Because traditional tape recordings are subject to rapid physical deterioration, the Beinecke Library will digitize the Gerassi/Sartre tapes in order to permanently preserve them. In time, the digitized files will be made available remotely over the internet.
The unpublished manuscripts were given by Sartre to Gerassi. They include a four-hour lecture on ethics presented by Sartre in 1964 at the Gramsci Institute in Rome; 800 pages of notes for lectures on ethics that Sartre intended to give at Cornell University (he canceled his visit to protest the American bombing of North Vietnam); the uncorrected typescript of a volume on ethics that differs from the published text; and four pages of notes in Sartre's hand identifying the books he read during various periods of his life.
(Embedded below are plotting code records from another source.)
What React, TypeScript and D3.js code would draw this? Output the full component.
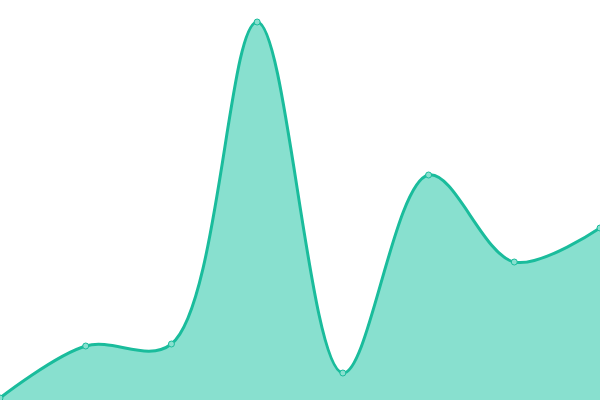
import React from 'react';
import * as d3 from 'd3';

const categories = ['A', 'B', 'C', 'D', 'E', 'F', 'G', 'H'];
const values = [2, 54, 56, 378, 27, 225, 138, 172];

const width = 600;
const height = 400;

export default function App() {
    const x = d3.scalePoint<string>().domain(categories).range([0, width]);
    const y = d3.scaleLinear().domain([0, 400]).range([height, 0]);

    const curve = d3.curveCatmullRom.alpha(0.5);
    const line = d3.line<number>()
        .x((_, i) => x(categories[i]) as number)
        .y((d) => y(d))
        .curve(curve);
    const area = d3.area<number>()
        .x((_, i) => x(categories[i]) as number)
        .y0(height)
        .y1((d) => y(d))
        .curve(curve);

    return (
        <svg
            width={width}
            height={height}
            style={{ position: 'fixed', left: 0, top: 0, background: '#fff' }}
        >
            <path d={area(values) ?? ''} fill="#88e0cf" />
            <path d={line(values) ?? ''} fill="none" stroke="#1abc9c" strokeWidth={3} />
            {values.map((v, i) => (
                <circle
                    key={i}
                    cx={x(categories[i])}
                    cy={y(v)}
                    r={3}
                    fill="#88e0cf"
                    stroke="#1abc9c"
                    strokeWidth={1}
                />
            ))}
        </svg>
    );
}
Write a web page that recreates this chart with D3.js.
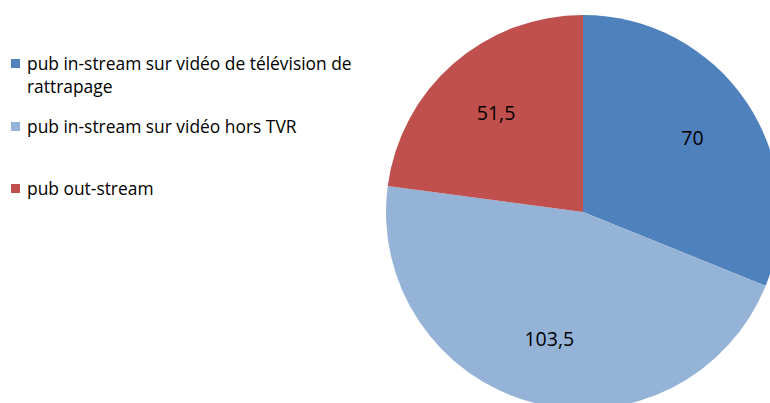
<!DOCTYPE html>
<html>
<head>
<meta charset="utf-8">
<script src="https://cdn.jsdelivr.net/npm/d3@7"></script>
<style>
  body { margin: 0; background: #fff; }
  text { font-family: "Open Sans", "Noto Sans", sans-serif; fill: #000; }
</style>
</head>
<body>
<script>
var categories = ["pub in-stream sur vidéo de télévision de rattrapage",
                  "pub in-stream sur vidéo hors TVR",
                  "pub out-stream"];
var values = [70, 103.5, 51.5];
var colors = ["#4F81BD", "#95B3D7", "#C0504D"];

var width = 770, height = 403;
var cx = 583, cy = 212, radius = 197;

var svg = d3.select("body").append("svg")
    .attr("width", width)
    .attr("height", height);

var pie = d3.pie().sort(null).value(function(d){ return d; });
var arc = d3.arc().innerRadius(0).outerRadius(radius);
var arcs = pie(values);

var g = svg.append("g").attr("transform", "translate(" + cx + "," + cy + ")");

g.selectAll("path.slice")
    .data(arcs).enter().append("path")
    .attr("class", "slice")
    .attr("d", arc)
    .attr("fill", function(d, i){ return colors[i]; });

// labels sit past the middle of each slice, like excel does
var labelArc = d3.arc().innerRadius(radius * 0.67).outerRadius(radius * 0.67);
var fmt = function(v){ return String(v).replace(".", ","); };

g.selectAll("text.lbl")
    .data(arcs).enter().append("text")
    .attr("class", "lbl")
    .attr("transform", function(d){ return "translate(" + labelArc.centroid(d) + ")"; })
    .attr("text-anchor", "middle")
    .attr("dy", "0.35em")
    .style("font-size", "19.5px")
    .text(function(d){ return fmt(d.data); });

// legend
var legY = [64, 127, 189];
var legend = svg.append("g");
var items = legend.selectAll("g.item")
    .data(categories).enter().append("g")
    .attr("class", "item")
    .attr("transform", function(d, i){ return "translate(0," + legY[i] + ")"; });

items.append("rect")
    .attr("x", 11).attr("y", -5)
    .attr("width", 9).attr("height", 9)
    .attr("fill", function(d, i){ return colors[i]; });

items.each(function(d){
    var t = d3.select(this).append("text")
        .attr("x", 27).attr("y", 0)
        .style("font-size", "17.4px");
    var words = d.split(" "), line = [];
    var tspan = t.append("tspan").attr("x", 27).attr("dy", "0.35em");
    words.forEach(function(w){
        line.push(w);
        tspan.text(line.join(" "));
        if (tspan.node().getComputedTextLength() > 345 && line.length > 1) {
            line.pop();
            tspan.text(line.join(" "));
            line = [w];
            tspan = t.append("tspan").attr("x", 27).attr("dy", "23px").text(w);
        }
    });
});
</script>
</body>
</html>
The Gerassi recordings and manuscripts join a small but distinguished collection of Sartre materials at the Beinecke Library, which includes two incomplete holograph drafts for an unpublished book on Tintoretto; several scenes from the 1955 play "Nekrasov"; a partial draft of the play "Les Séquestrés d'Altona" ("The Condemned of Altona," 1959); and the complete manuscript of "Le Sursis," the second of three novels published in the 1940s under the title "Les Chemins de la liberté ("The Roads to Freedom").
Born in Paris in 1905, Sartre is also the author of the novel "Nausea," the philosophical work "Being and Nothingness" and the drama "No Exit." He was chosen for, but refused to accept, the Nobel Prize in Literature in 1964. Sartre died in 1980.